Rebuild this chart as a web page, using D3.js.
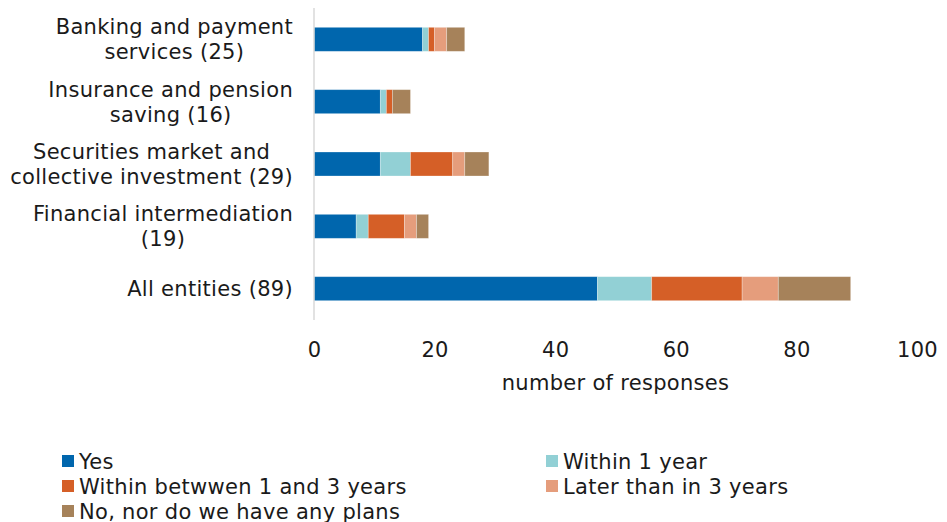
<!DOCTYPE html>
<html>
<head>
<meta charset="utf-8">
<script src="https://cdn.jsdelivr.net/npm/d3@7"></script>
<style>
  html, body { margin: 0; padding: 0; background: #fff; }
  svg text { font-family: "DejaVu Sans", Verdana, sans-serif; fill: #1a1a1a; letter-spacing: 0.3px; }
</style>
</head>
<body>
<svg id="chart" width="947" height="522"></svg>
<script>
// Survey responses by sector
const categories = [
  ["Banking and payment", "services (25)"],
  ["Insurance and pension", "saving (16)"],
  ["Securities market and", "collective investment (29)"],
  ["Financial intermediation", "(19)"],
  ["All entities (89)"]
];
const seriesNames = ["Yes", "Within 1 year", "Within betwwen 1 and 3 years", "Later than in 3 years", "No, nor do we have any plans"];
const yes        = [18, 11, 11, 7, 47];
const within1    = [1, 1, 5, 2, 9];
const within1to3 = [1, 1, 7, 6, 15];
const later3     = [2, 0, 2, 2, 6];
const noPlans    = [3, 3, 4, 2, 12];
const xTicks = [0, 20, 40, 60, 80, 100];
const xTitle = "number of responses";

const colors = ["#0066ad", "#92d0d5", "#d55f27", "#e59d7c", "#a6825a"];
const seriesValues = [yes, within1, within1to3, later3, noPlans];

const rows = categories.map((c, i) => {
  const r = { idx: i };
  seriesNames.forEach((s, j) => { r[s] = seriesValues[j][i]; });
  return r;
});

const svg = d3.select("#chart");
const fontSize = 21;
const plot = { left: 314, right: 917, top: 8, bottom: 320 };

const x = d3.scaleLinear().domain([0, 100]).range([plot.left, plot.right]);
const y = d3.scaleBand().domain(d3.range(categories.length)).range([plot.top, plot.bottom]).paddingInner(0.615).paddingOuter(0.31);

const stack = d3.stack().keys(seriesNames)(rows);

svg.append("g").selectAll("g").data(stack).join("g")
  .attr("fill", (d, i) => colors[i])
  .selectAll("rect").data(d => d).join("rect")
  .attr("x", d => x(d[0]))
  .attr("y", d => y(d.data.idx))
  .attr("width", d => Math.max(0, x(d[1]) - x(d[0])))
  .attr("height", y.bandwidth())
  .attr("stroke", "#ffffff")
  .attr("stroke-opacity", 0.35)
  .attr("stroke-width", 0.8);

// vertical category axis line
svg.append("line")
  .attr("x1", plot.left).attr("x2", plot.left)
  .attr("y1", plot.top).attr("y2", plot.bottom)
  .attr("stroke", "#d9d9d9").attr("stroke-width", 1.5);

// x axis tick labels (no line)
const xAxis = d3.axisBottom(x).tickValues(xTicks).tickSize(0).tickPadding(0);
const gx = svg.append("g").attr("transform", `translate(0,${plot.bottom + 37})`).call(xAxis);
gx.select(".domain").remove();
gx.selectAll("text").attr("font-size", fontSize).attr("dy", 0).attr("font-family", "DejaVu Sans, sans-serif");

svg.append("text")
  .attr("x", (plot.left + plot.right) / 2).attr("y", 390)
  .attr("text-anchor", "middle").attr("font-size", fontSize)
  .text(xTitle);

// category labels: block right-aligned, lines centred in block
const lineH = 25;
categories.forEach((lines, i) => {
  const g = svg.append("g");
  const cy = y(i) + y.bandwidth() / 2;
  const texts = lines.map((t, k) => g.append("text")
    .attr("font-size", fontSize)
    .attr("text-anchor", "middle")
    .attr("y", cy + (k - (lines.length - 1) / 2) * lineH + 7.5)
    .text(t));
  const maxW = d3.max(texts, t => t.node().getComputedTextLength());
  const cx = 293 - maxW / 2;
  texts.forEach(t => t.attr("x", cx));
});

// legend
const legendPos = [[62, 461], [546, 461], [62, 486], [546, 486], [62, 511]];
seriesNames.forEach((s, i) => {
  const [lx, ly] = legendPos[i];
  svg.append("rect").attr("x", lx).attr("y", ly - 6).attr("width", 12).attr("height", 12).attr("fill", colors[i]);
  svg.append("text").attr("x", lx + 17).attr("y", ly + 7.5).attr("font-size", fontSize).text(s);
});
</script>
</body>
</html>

========================

• _EXERCISE_
Give every line back word for word and leave the pictures out.

• _THE RESULT_
Rebuild this chart as a web page, using D3.js.
<!DOCTYPE html>
<html>
<head>
<meta charset="utf-8">
<script src="https://cdn.jsdelivr.net/npm/d3@7"></script>
<style>
  html, body { margin: 0; padding: 0; background: #fff; }
  svg text { font-family: "DejaVu Sans", Verdana, sans-serif; fill: #1a1a1a; letter-spacing: 0.3px; }
</style>
</head>
<body>
<svg id="chart" width="947" height="522"></svg>
<script>
// Survey responses by sector
const categories = [
  ["Banking and payment", "services (25)"],
  ["Insurance and pension", "saving (16)"],
  ["Securities market and", "collective investment (29)"],
  ["Financial intermediation", "(19)"],
  ["All entities (89)"]
];
const seriesNames = ["Yes", "Within 1 year", "Within betwwen 1 and 3 years", "Later than in 3 years", "No, nor do we have any plans"];
const yes        = [18, 11, 11, 7, 47];
const within1    = [1, 1, 5, 2, 9];
const within1to3 = [1, 1, 7, 6, 15];
const later3     = [2, 0, 2, 2, 6];
const noPlans    = [3, 3, 4, 2, 12];
const xTicks = [0, 20, 40, 60, 80, 100];
const xTitle = "number of responses";

const colors = ["#0066ad", "#92d0d5", "#d55f27", "#e59d7c", "#a6825a"];
const seriesValues = [yes, within1, within1to3, later3, noPlans];

const rows = categories.map((c, i) => {
  const r = { idx: i };
  seriesNames.forEach((s, j) => { r[s] = seriesValues[j][i]; });
  return r;
});

const svg = d3.select("#chart");
const fontSize = 21;
const plot = { left: 314, right: 917, top: 8, bottom: 320 };

const x = d3.scaleLinear().domain([0, 100]).range([plot.left, plot.right]);
const y = d3.scaleBand().domain(d3.range(categories.length)).range([plot.top, plot.bottom]).paddingInner(0.615).paddingOuter(0.31);

const stack = d3.stack().keys(seriesNames)(rows);

svg.append("g").selectAll("g").data(stack).join("g")
  .attr("fill", (d, i) => colors[i])
  .selectAll("rect").data(d => d).join("rect")
  .attr("x", d => x(d[0]))
  .attr("y", d => y(d.data.idx))
  .attr("width", d => Math.max(0, x(d[1]) - x(d[0])))
  .attr("height", y.bandwidth())
  .attr("stroke", "#ffffff")
  .attr("stroke-opacity", 0.35)
  .attr("stroke-width", 0.8);

// vertical category axis line
svg.append("line")
  .attr("x1", plot.left).attr("x2", plot.left)
  .attr("y1", plot.top).attr("y2", plot.bottom)
  .attr("stroke", "#d9d9d9").attr("stroke-width", 1.5);

// x axis tick labels (no line)
const xAxis = d3.axisBottom(x).tickValues(xTicks).tickSize(0).tickPadding(0);
const gx = svg.append("g").attr("transform", `translate(0,${plot.bottom + 37})`).call(xAxis);
gx.select(".domain").remove();
gx.selectAll("text").attr("font-size", fontSize).attr("dy", 0).attr("font-family", "DejaVu Sans, sans-serif");

svg.append("text")
  .attr("x", (plot.left + plot.right) / 2).attr("y", 390)
  .attr("text-anchor", "middle").attr("font-size", fontSize)
  .text(xTitle);

// category labels: block right-aligned, lines centred in block
const lineH = 25;
categories.forEach((lines, i) => {
  const g = svg.append("g");
  const cy = y(i) + y.bandwidth() / 2;
  const texts = lines.map((t, k) => g.append("text")
    .attr("font-size", fontSize)
    .attr("text-anchor", "middle")
    .attr("y", cy + (k - (lines.length - 1) / 2) * lineH + 7.5)
    .text(t));
  const maxW = d3.max(texts, t => t.node().getComputedTextLength());
  const cx = 293 - maxW / 2;
  texts.forEach(t => t.attr("x", cx));
});

// legend
const legendPos = [[62, 461], [546, 461], [62, 486], [546, 486], [62, 511]];
seriesNames.forEach((s, i) => {
  const [lx, ly] = legendPos[i];
  svg.append("rect").attr("x", lx).attr("y", ly - 6).attr("width", 12).attr("height", 12).attr("fill", colors[i]);
  svg.append("text").attr("x", lx + 17).attr("y", ly + 7.5).attr("font-size", fontSize).text(s);
});
</script>
</body>
</html>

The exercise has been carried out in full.